The Athenaeum of 13 November 1852 gave Volume III nearly three columns, much of which contained extracts from Jerdan’s text. Ignoring Jerdan’s own explanatory metaphor of the spider’s web, the reviewer carped:

The farther these confessions and experiences of a literary life proceed, the more discursive and reclamatory do they become. There is a perpetual reference either backward or forward. Something already written needs to be corrected or confirmed, - something not yet written is to be anticipated. Critics have yet to be answered, enemies defied, - forgotten papers to be brought in, with or without regard to time and theme. So that, altogether, instead of a regular narrative, with anecdotes, repartees and character introduced artistically to enliven and illustrate the individual story, the reader has in these volumes a literary olla [a large earthenware storage vessel], which would probably have little less of sequence if its articles were first put into a box, well shaken, and printed as they might happen to come out again. [1233]

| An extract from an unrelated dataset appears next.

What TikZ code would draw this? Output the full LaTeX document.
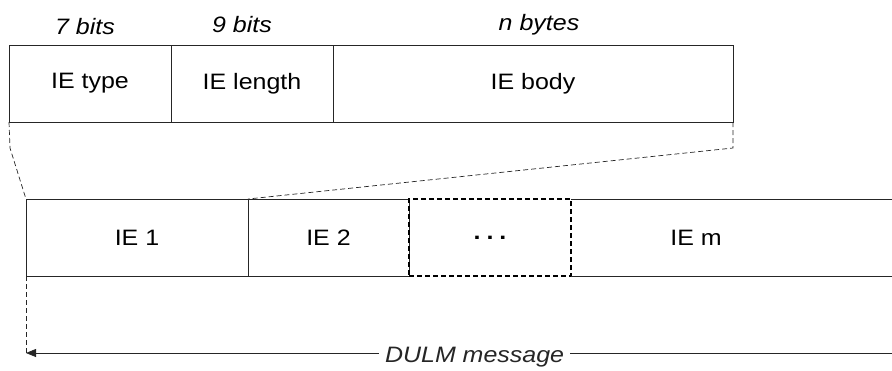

Taking up the chief bone of contention between Jerdan and the majority of his critics, the Athenaeum declared that the topic was referred to in almost every chapter. “We have taken no part so far in this discussion, - and, for reasons which our readers will appreciate, we still refrain from discussing with Mr Jerdan a topic so important and so delicate.” The review entirely overlooked the chapters on L.E.L., and extracted several anecdotes in a lighter vein for the entertainment of their readers.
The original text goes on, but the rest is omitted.